Tip #9: Have an Accurate Strategy

You need to do a little deductive reasoning to determine your prospective buyers.  If the house is in a neighborhood with good schools, your buyer would probably be a young family.  So, older homes may not have the features that young buyers demand such as an open kitchen or a family room.

This means that you can spend some money to open the family space to make it more inviting.  Provide for enough bathrooms for the kids and add a Jack and Jill vanity in the hallway bath.  If you can still afford to, make the basement a bit attractive for other use and not just for storage.

You don’t have to make a masterpiece out of the master suite, but make sure that mom and dad have their own bathroom.  If the home is in a retirement area, look for a house that has just one main level or a ranch style.

If it’s unavoidable to have stairways, open them up and widen the tight spaces.  Make sure the residents can get in and out from and to the street easily.  Do away with big stairways up to the front door.  And convert the yard into a patio so the occupants won’t have to do a lot of maintenance for their outdoor area.

Tip #10: Consider Repairs 

Make sure that your rehabs stand out among the competition. Buyers will be looking and inspecting a lot of houses and they all tend to become a blur after some time.  If you add a touch of ‘something’ that the other houses don’t have, they will remember yours.  You then increase the possibility of them coming back and making an offer.

You will have to focus on curb appeal, bathrooms, kitchens and highlight the best aspects of the house.  Eye-catching kitchen backsplashes, shiny countertops, updated knobs and handles – these little touches go a long way.  There are a lot of inexpensive bathroom vanities with granite tops at the big box stores so, use them liberally.
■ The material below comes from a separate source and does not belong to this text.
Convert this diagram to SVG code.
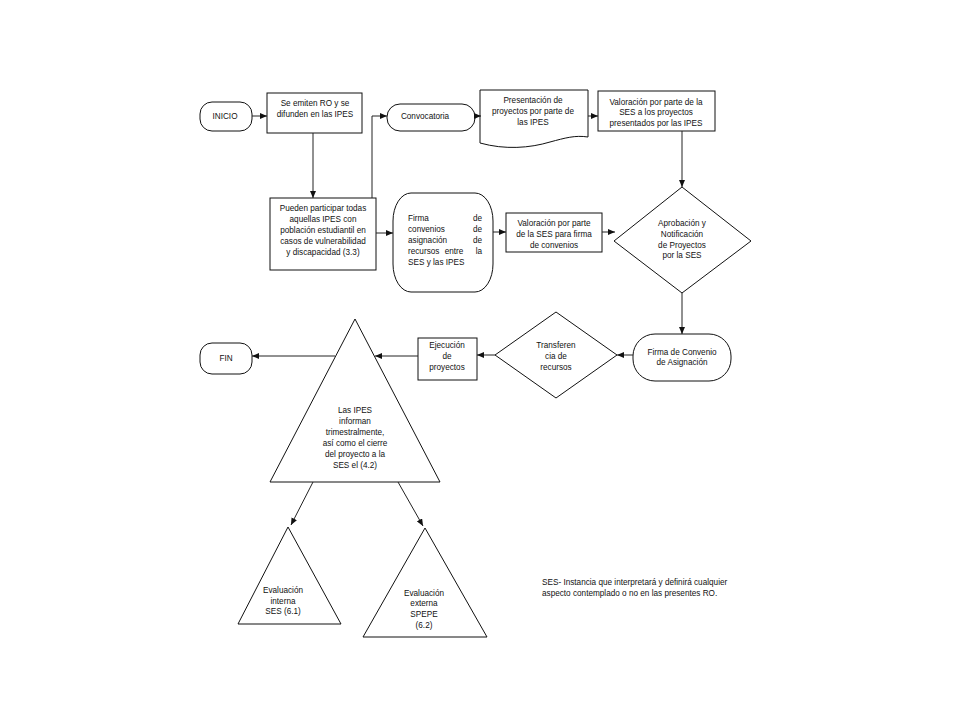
<svg xmlns="http://www.w3.org/2000/svg" width="960" height="720" viewBox="0 0 960 720">
<style>
.s{fill:#fff;stroke:#111;stroke-width:1}
.t{font-family:"Liberation Sans",Arial,sans-serif;font-size:8.2px;fill:#111;text-anchor:middle}
.l{text-anchor:start}
.r{text-anchor:end}
.c{fill:none;stroke:#222;stroke-width:1;marker-end:url(#a)}
</style>
<defs>
<marker id="a" markerWidth="7" markerHeight="6" refX="7" refY="3" orient="auto" markerUnits="userSpaceOnUse">
<path d="M0,0 L7,3 L0,6 z" fill="#111"/>
</marker>
</defs>
<rect width="960" height="720" fill="#fff"/>
<g id="inicio"><rect class="s" x="200" y="102" width="52" height="29" rx="12"/><text class="t" x="225" y="119">INICIO</text></g>
<g id="emiten"><rect class="s" x="267" y="93" width="95" height="40"/><text class="t" x="315" y="106">Se emiten RO y se</text><text class="t" x="315" y="117">difunden en las IPES</text></g>
<g id="convocatoria"><rect class="s" x="387" y="104" width="88" height="27" rx="13"/><text class="t" x="425" y="119">Convocatoria</text></g>
<g id="presentacion"><path class="s" d="M480,90 H588 V137 C575,135 565,138 550,142 C530,148 505,150 480,143 Z"/><text class="t" x="533" y="103">Presentación de</text><text class="t" x="533" y="114">proyectos por parte de</text><text class="t" x="533" y="125">las IPES</text></g>
<g id="valoracion1"><rect class="s" x="598" y="91" width="117" height="40"/><text class="t" x="656" y="105">Valoración por parte de la</text><text class="t" x="656" y="115">SES a los proyectos</text><text class="t" x="656" y="126">presentados por las IPES</text></g>
<g id="pueden"><rect class="s" x="270" y="198" width="106" height="72"/><text class="t" x="323" y="211">Pueden participar todas</text><text class="t" x="323" y="222">aquellas IPES con</text><text class="t" x="323" y="233">población estudiantil en</text><text class="t" x="323" y="244">casos de vulnerabilidad</text><text class="t" x="323" y="255">y discapacidad (3.3)</text></g>
<g id="firma"><rect class="s" x="393" y="193" width="100" height="99" rx="18" ry="28"/><text class="t l" x="408" y="221">Firma</text><text class="t r" x="482" y="221">de</text><text class="t l" x="408" y="232">convenios</text><text class="t r" x="482" y="232">de</text><text class="t l" x="408" y="243">asignación</text><text class="t r" x="482" y="243">de</text><text class="t l" x="408" y="254">recursos</text><text class="t" x="454" y="254">entre</text><text class="t r" x="482" y="254">la</text><text class="t l" x="408" y="265">SES y las IPES</text></g>
<g id="valoracion2"><rect class="s" x="506" y="213" width="96" height="39"/><text class="t" x="554" y="226">Valoración por parte</text><text class="t" x="554" y="237">de la SES para firma</text><text class="t" x="554" y="248">de convenios</text></g>
<g id="aprobacion"><polygon class="s" points="682,187 751,241 682,293 614,241"/><text class="t" x="682" y="226">Aprobación y</text><text class="t" x="682" y="237">Notificación</text><text class="t" x="682" y="248">de Proyectos</text><text class="t" x="682" y="258">por la SES</text></g>
<g id="firmaconvenio"><rect class="s" x="633" y="334" width="98" height="47" rx="22"/><text class="t" x="682" y="355">Firma de Convenio</text><text class="t" x="682" y="365">de Asignación</text></g>
<g id="transferencia"><polygon class="s" points="556,312 617,355 556,398 495,355"/><text class="t" x="556" y="348">Transferen</text><text class="t" x="556" y="359">cia de</text><text class="t" x="556" y="370">recursos</text></g>
<g id="ejecucion"><rect class="s" x="418" y="338" width="59" height="42"/><text class="t" x="447" y="348">Ejecución</text><text class="t" x="447" y="359">de</text><text class="t" x="447" y="370">proyectos</text></g>
<g id="informan"><polygon class="s" points="355,319 440,482 270,482"/><text class="t" x="355" y="413">Las IPES</text><text class="t" x="355" y="424">informan</text><text class="t" x="355" y="435">trimestralmente,</text><text class="t" x="355" y="446">así como el cierre</text><text class="t" x="355" y="457">del proyecto a la</text><text class="t" x="355" y="468">SES el (4.2)</text></g>
<g id="fin"><rect class="s" x="200" y="343" width="52" height="31" rx="12"/><text class="t" x="226" y="361">FIN</text></g>
<g id="interna"><polygon class="s" points="288,527 341,624 238,624"/><text class="t" x="283" y="593">Evaluación</text><text class="t" x="283" y="604">interna</text><text class="t" x="283" y="614">SES (6.1)</text></g>
<g id="externa"><polygon class="s" points="425,528 487,637 363,637"/><text class="t" x="424" y="596">Evaluación</text><text class="t" x="424" y="606">externa</text><text class="t" x="424" y="617">SPEPE</text><text class="t" x="424" y="628">(6.2)</text></g>
<g id="nota"><text class="t l" x="542" y="585">SES- Instancia que interpretará y definirá cualquier</text><text class="t l" x="542" y="596">aspecto contemplado o no en las presentes RO.</text></g>
<g id="connectors">
<path class="c" d="M252,116 H267"/>
<path class="c" d="M313,133 V198"/>
<path class="c" d="M372,198 V116 H387"/>
<path class="c" d="M475,116 H481"/>
<path class="c" d="M588,116 H598"/>
<path class="c" d="M682,131 V187"/>
<path class="c" d="M376,233 H393"/>
<path class="c" d="M493,232 H506"/>
<path class="c" d="M602,232 H615"/>
<path class="c" d="M682,293 V334"/>
<path class="c" d="M633,355 H617"/>
<path class="c" d="M495,355 H477"/>
<path class="c" d="M418,356 H375"/>
<path class="c" d="M335,356 H252"/>
<path class="c" d="M313,482 L291,525"/>
<path class="c" d="M398,482 L423,526"/>
</g>
</svg>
In the house-flipping arena, competition will declare what materials you will use.  You can look at some of the houses you are going up against and then try to figure out how you can make your house more attractive to buyers.

Final Words

If you are a newcomer in the business, we recommend that you initially partner with a veteran house flipper with a good track record.  Try to learn everything that you can, follow the advice we’ve shared and jump right in.

You might not immediately make tons of money, but you might find this venture more rewarding than what you are currently doing.  Who knows?  This might be your ticket to becoming a big-time real estate investor.